In Bali, people are proud of declaring they are Hindu, and 83% are, though they make up only 1.7% of the overwhelmingly Muslim population of Indonesia. There is a tolerance for others in the air, but no diffidence about the broad religious beliefs. There is beef and pork consumed on the island without any fuss.
But the Bali practice of Hinduism is very distinct from its Indian or even Nepalese versions. There is a sparseness and symbolism to Balinese ritual, instead of the din and majesty of most Indian Hindu worship. Funerals are an exception, however, with as much pageantry and noise made at the farewell, as might herald a birth or marriage here in India.
Balinese temples have carved, gated and walled-in compounds, with a number of high altars at comfortable spacing and almost always a large roofed, but not walled-in hall space for gatherings and throngs, such as they are.
Balinese homes too follow the same inside-outside villa ambience, with their temple altars, often gilded, in an inner courtyard,clusters of rooms, ranging up half levels, opening on to verandahs and gardens—in all four directions around the compound.
Entrance gates are invariably elaborate edifices, assigning status, and also designed to keep out evil spirits. They have two or three ascending steps to a short portico facing a wall, with exits left and right via a couple of steps, presumably because evil spirits cannot make turns at right angles. And almost invariably, a large statue of a seated Ganesha in the garden just behind, with fountains, flowing water and Koi fish; before the rooms sloping off behind this arrangement, again to the right and left of the courtyard.
It is like a Balinese version of imagined patrician Roman villas, not necessarily as grand, but not possible to sniff at either.

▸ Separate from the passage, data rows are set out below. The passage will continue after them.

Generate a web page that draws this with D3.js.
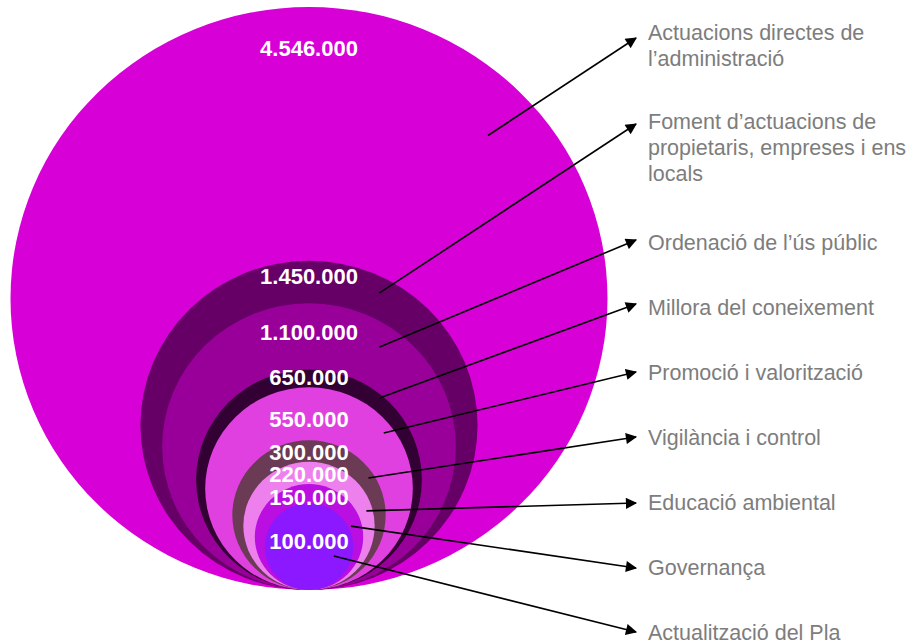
<!DOCTYPE html>
<html>
<head>
<meta charset="utf-8">
<script src="https://cdn.jsdelivr.net/npm/d3@7"></script>
<style>
  body { margin: 0; background: #fff; }
  svg { display: block; }
  .val { font-family: Arial, "Liberation Sans", sans-serif; font-weight: bold; font-size: 22px; fill: #fff; }
  .cat { font-family: Arial, "Liberation Sans", sans-serif; font-size: 21.5px; fill: #7d7d7d; }
</style>
</head>
<body>
<svg id="chart" width="914" height="643"></svg>
<script>
// budget per action line (euros)
var categories = [
    ["Actuacions directes de", "l\u2019administració"],
    ["Foment d\u2019actuacions de", "propietaris, empreses i ens", "locals"],
    ["Ordenació de l\u2019ús públic"],
    ["Millora del coneixement"],
    ["Promoció i valorització"],
    ["Vigilància i control"],
    ["Educació ambiental"],
    ["Governança"],
    ["Actualització del Pla"]
];
var values = [4546000, 1450000, 1100000, 650000, 550000, 300000, 220000, 150000, 100000];
var colors = ["#d700d6", "#660066", "#990099", "#330033", "#e040e0", "#6b3a55", "#ee80ee", "#bb0ee0", "#8b18ff"];

// layout bits
var bottomY = 590, cx = 309, maxR = 291.5, stretch = 1.024;
var labelOffset = [41, 15, 29, 8, 32, 12, 12, 13, 38];   // value label centre below circle top
var anchorAngle = [47, 27.5, 34.7, 40.1, 52.7, 57.4, 75, 75, 111];
var anchorFrac = [0.82, 0.907, 0.845, 0.97, 0.905, 0.92, 0.905, 0.80, 0.6];
var tipX = 636;
var tipY = [38, 124, 240, 304, 372, 437, 503, 568, 632];
var textX = 648;
var textY = [40, 129, 250, 315, 380, 445, 510, 575, 640];
var lineH = 26;

var svg = d3.select('#chart');

var fmt = d3.formatLocale({decimal: ",", thousands: ".", grouping: [3], currency: ["", " €"]}).format(",d");

var rScale = d3.scaleSqrt()
    .domain([0, d3.max(values)])
    .range([0, maxR]);

var defs = svg.append("defs");
defs.append("marker")
    .attr("id", "arrow")
    .attr("viewBox", "0 0 10 10")
    .attr("refX", 9)
    .attr("refY", 5)
    .attr("markerWidth", 7.5)
    .attr("markerHeight", 7)
    .attr("markerUnits", "strokeWidth")
    .attr("orient", "auto")
    .append("path")
    .attr("d", "M0,0 L10,5 L0,10 z")
    .attr("fill", "#000");

var data = values.map(function(v, i) {
    var r = rScale(v);
    return {value: v, i: i, r: r, cy: bottomY - r};
});

svg.append("g")
    .selectAll("ellipse")
    .data(data)
    .enter()
    .append("ellipse")
    .attr("cx", cx)
    .attr("cy", function(d){ return d.cy; })
    .attr("rx", function(d){ return d.r * stretch; })
    .attr("ry", function(d){ return d.r; })
    .attr("fill", function(d){ return colors[d.i]; });

// leader lines
svg.append("g")
    .selectAll("line")
    .data(data)
    .enter()
    .append("line")
    .attr("x1", function(d){
        var a = anchorAngle[d.i] * Math.PI / 180;
        return cx + Math.sin(a) * d.r * anchorFrac[d.i] * stretch;
    })
    .attr("y1", function(d){
        var a = anchorAngle[d.i] * Math.PI / 180;
        return d.cy - Math.cos(a) * d.r * anchorFrac[d.i];
    })
    .attr("x2", tipX)
    .attr("y2", function(d){ return tipY[d.i]; })
    .attr("stroke", "#000")
    .attr("stroke-width", 1.6)
    .attr("marker-end", "url(#arrow)");

// value labels
svg.append("g")
    .selectAll("text")
    .data(data)
    .enter()
    .append("text")
    .attr("class", "val")
    .attr("x", cx)
    .attr("y", function(d){ return d.cy - d.r + labelOffset[d.i]; })
    .attr("dy", "0.36em")
    .attr("text-anchor", "middle")
    .text(function(d){ return fmt(d.value); });

// category labels
var cat = svg.append("g")
    .selectAll("text")
    .data(categories)
    .enter()
    .append("text")
    .attr("class", "cat")
    .attr("x", textX)
    .attr("y", function(d, i){ return textY[i]; });

cat.selectAll("tspan")
    .data(function(d){ return d; })
    .enter()
    .append("tspan")
    .attr("x", textX)
    .attr("dy", function(d, j){ return j == 0 ? 0 : lineH; })
    .text(function(d){ return d; });
</script>
</body>
</html>
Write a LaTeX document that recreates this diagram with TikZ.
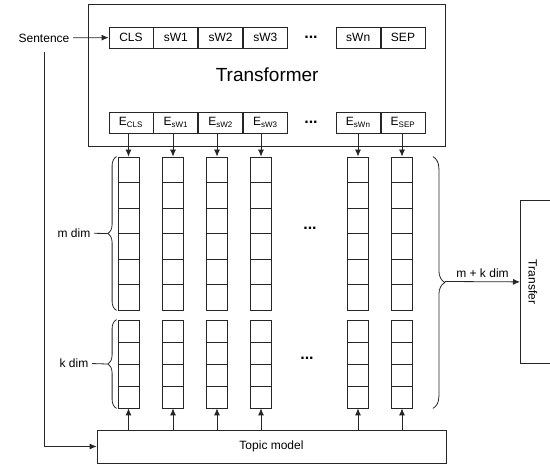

But Islamic fundamentalist tendencies are fomenting in Indonesia and Malaysia, with ISIS-like overtones. There are reports, and the long held moderation is under increasing pressure from a radicalised groundswell.
Knots of flag carrying, bandana-wearing motorcyclists speed off to rallies in Bali too, the sinister looking riot control armoured vans trundling forward in their wake.
The tattoos on the young folk, both local and foreign, are of bamboo stalks and leaves, betraying a yearning for minimalism perhaps. There are no power symbols being etched. And modish Vaping bars have begun to open up throughout the island, with cliques of people enshrouded in pleasant nicotinised smells in their effort to give up tobacco use.
The grand beach at tourist hub Kuta has surfers as always, but the nightclubs no longer have gangland pushers selling psychotropic drugs and whores.
There is a memorial to the 202 people killed in the Bali bombing of 2002 by Bin Laden inspired extremists Jemaah Islamiyah, opposite the since demolished nightclub it struck in Kuta. But like trouble in paradise designed to keep the scantily clad Western tourists away, there have been bombings since too. There were a series of car bombs in 2005, both at neighbouring Jimbaran and Kuta again, killing 20, injuring 200.
Even in 2016, Indonesian police have reportedly thwarted a new plot connected with elements in Syria.
However, the police in Bali, never fond of being intrusive or serious for too long, prefer escorting rallies of Lamborghini super cars or Harley Davidson motorcycles.
As they vroom by, you can see, some of the jackboot clad trying to keep up, senior officers themselves, grinning on BMW police issue motorbikes, hunching forward in concentration.